Rules and Regulations

Changes to the EP Act: a modernised EPA Victoria

Waste Management Review Editor Toli Papadopoulos sat down with EPA Victoria and the Department of Environment, Land, Water and Planning in late September to discuss what the new changes to the Environment Protection Act mean for waste industry regulation.

One of the election promises of the Andrews Government prior to being swept into office in 2014 was to commission an independent inquiry into the Environment Protection Authority (EPA).

In fulfilling this commitment, an independent inquiry was undertaken over 10 months from June 2015 to March 2016 by a Ministerial Advisory Committee chaired by KPMG’s Penny Armytage. The environment minister asked the committee to examine and advise on the EPA to address present and future environmental risks. 

The committee was asked to consider the EPA’s role in protecting the environment and human health; the appropriateness of its governance structures and resourcing; and the scope and adequacy of its powers; and environmental justice. The terms of reference also stressed the need to balance this role with economic sustainability and highlighted a need for the committee to consult extensively with stakeholders.

A range of insights from the Victorian public, interest groups, environmental services industry, scientists, government partners and regulators and expert scientists led to 48 recommendations in a highly comprehensive document spanning more than 400 pages. 

Within these recommendations were to undertake a comprehensive overhaul of the Environment Protection Act 1970, including to create a modernised Environment Protection Act which applies to the EPA and other entities charged with reducing pollution and waste impacts. 

Earlier this year, the Environment Protection Amendment Act 2018 passed the Parliament of Victoria and will take effect from 1 July 2020. The reforms represent the most significant changes to Victoria’s environmental regulatory regime since the introduction of the Environment Protection Act 1970.

The new legislation has a key focus on preventing risks of harm from pollution and waste rather than managing harms after they have occurred and is modelled on occupational health and safety legislation. Some of the most significant changes include a general environmental duty (GED), which requires all Victorians undertaking an activity with risks of harm to the environment and human health to identify and implement reasonably practical means to eliminate or minimise these risks. This covers risks from waste management activities, from generation, right through to disposal. Under the new legislation, licences will also be subject to regular reviews and a risk-based environmental audit regime introduced. 

Furthermore, the new Act introduces a suite of regulatory tools – new notices, including improvement, prohibition and environmental action notices; higher penalties for illegal dumping; a public register; improved information sharing with other agencies; and third party community rights that allows courts, on application by an individual or community, to enforce the new legislation where EPA has not acted.

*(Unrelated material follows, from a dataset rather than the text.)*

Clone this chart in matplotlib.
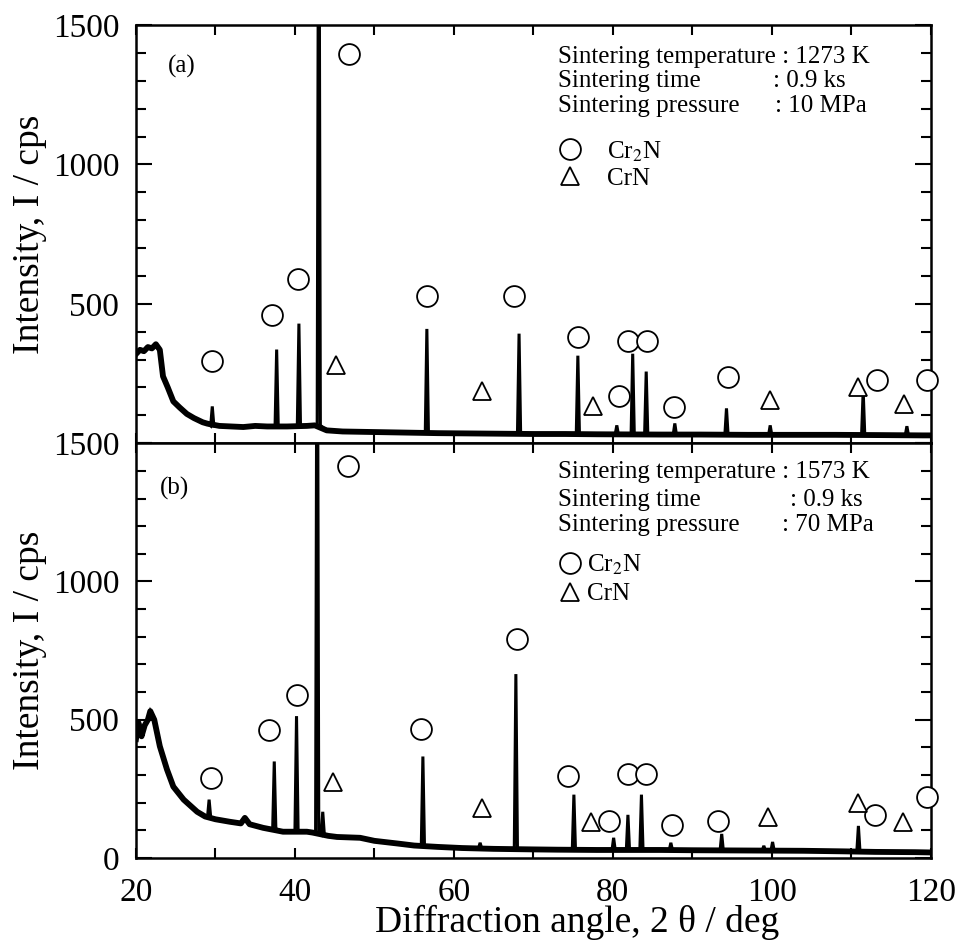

The new scheme is supported by a chief environmental scientist and a new governing board overseeing EPA Victoria, which goes to the heart of the agency’s statutory objective to protect the environment and people by preventing and reducing harm from pollution and waste.

Waste Management Review Editor Toli Papadopoulos sat down with Kate Gavens, Director Environment Protection at Department of Environment, Land, Water and Planning (DELWP) and Dan Keely, Executive Director Transformation at EPA Victoria to discuss what the changes mean for the waste industry and community at large.


Kate explains that the independent report recognised the need for a modernised EPA, with changing environmental issues such as more diffuse types of pollution that have exacerbated due to increased population density. 

She says the nature of the waste stream is also changing. Kate says the combination of these issues prompted the need for a new suite of regulatory tools. 

“In terms of the independent enquiry process, government was very clear that it wasn’t a performance review of EPA. It was really a recognition that over the last 47 years, EPA served the Victorian community really well around dealing with issues like gross pollution sources,” Kate says.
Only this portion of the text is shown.